As instituições privadas sem fins lucrativos suprem, com bastante intensidade e capilaridade, a incapacidade estatal de atender a necessidades sociais básicas, em áreas como educação, assistência, saúde, esporte e cultura. Dentre outros, falamos de orfanatos, creches, instituições que acolhem pessoas abandonadas ou cuidam de dependentes químicos. Todas serão atingidas pela ampla extinção dos benefícios fiscais, restringindo ou inviabilizando a continuidade de projetos sociais que dependem de estímulos financeiros de natureza fiscal.
Apesar de haver previsão expressa de imunidade tributária para as organizações assistenciais e beneficentes, que afasta até a cobrança de ITCMD sobre doações a elas destinadas, assim como da criação de um Fundo de Compensação de Benefícios Fiscais, não há qualquer menção quanto à destinação de recursos ao terceiro setor e a seus projetos sociais, assistenciais e ambientais.

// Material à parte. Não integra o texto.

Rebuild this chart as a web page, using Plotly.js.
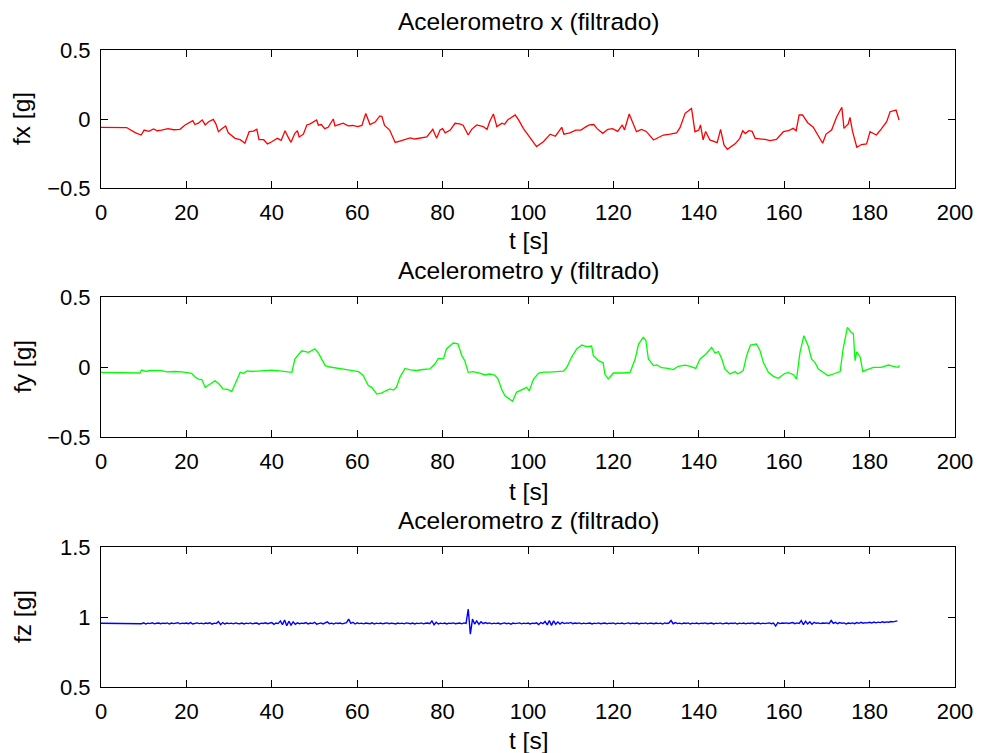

Isso significa que, acompanhando a diminuição gradual das alíquotas do ICMS e do ISS durante o período de transição ao novo sistema de tributação sobre o consumo, os valores recebidos pelas entidades do terceiro setor por meio dos incentivos fiscais relacionados a esses dois impostos serão reduzidos na mesma proporção, já a partir do próximo ano, deixando de existir por completo a partir de 2033.
O impacto da extinção dessas relevantes fontes de recursos não pode ser subestimado. De acordo com o relatório da fintech social Simbi, apenas no ano-base 2023, cerca de R$ 800 milhões foram aportados pela iniciativa privada a projetos nas áreas do esporte e da cultura por meio dos incentivos fiscais previstos nas legislações de estados e municípios.
Se nada for feito, o fim desses mecanismos de fomento ao investimento social resultará em redução drástica das fontes de financiamento das entidades da sociedade civil organizada que desenvolvem iniciativas de interesse social em suas diversas vertentes.
A FGV Justiça e o Instituto Iter, no âmbito do Fórum de Responsabilidade Social, realizaram recentemente um encontro com especialistas da área tributária, empresarial e social. Com a questão da ausência de tributação reduzida para serviços de saneamento básico e da universalização desse direito humano fundamental, o tema da extinção dos incentivos fiscais pautou os debates, uma vez que essa medida inequivocamente afetará a realização de atividades sociais tradicionalmente levadas adiante por empresas privadas e pelo terceiro setor.
Um país ainda tão desigual e carente de investimentos nessas áreas não pode se dar ao luxo de reduzi-los ainda mais. O poder de tributar deve conciliar justiça fiscal com justiça social.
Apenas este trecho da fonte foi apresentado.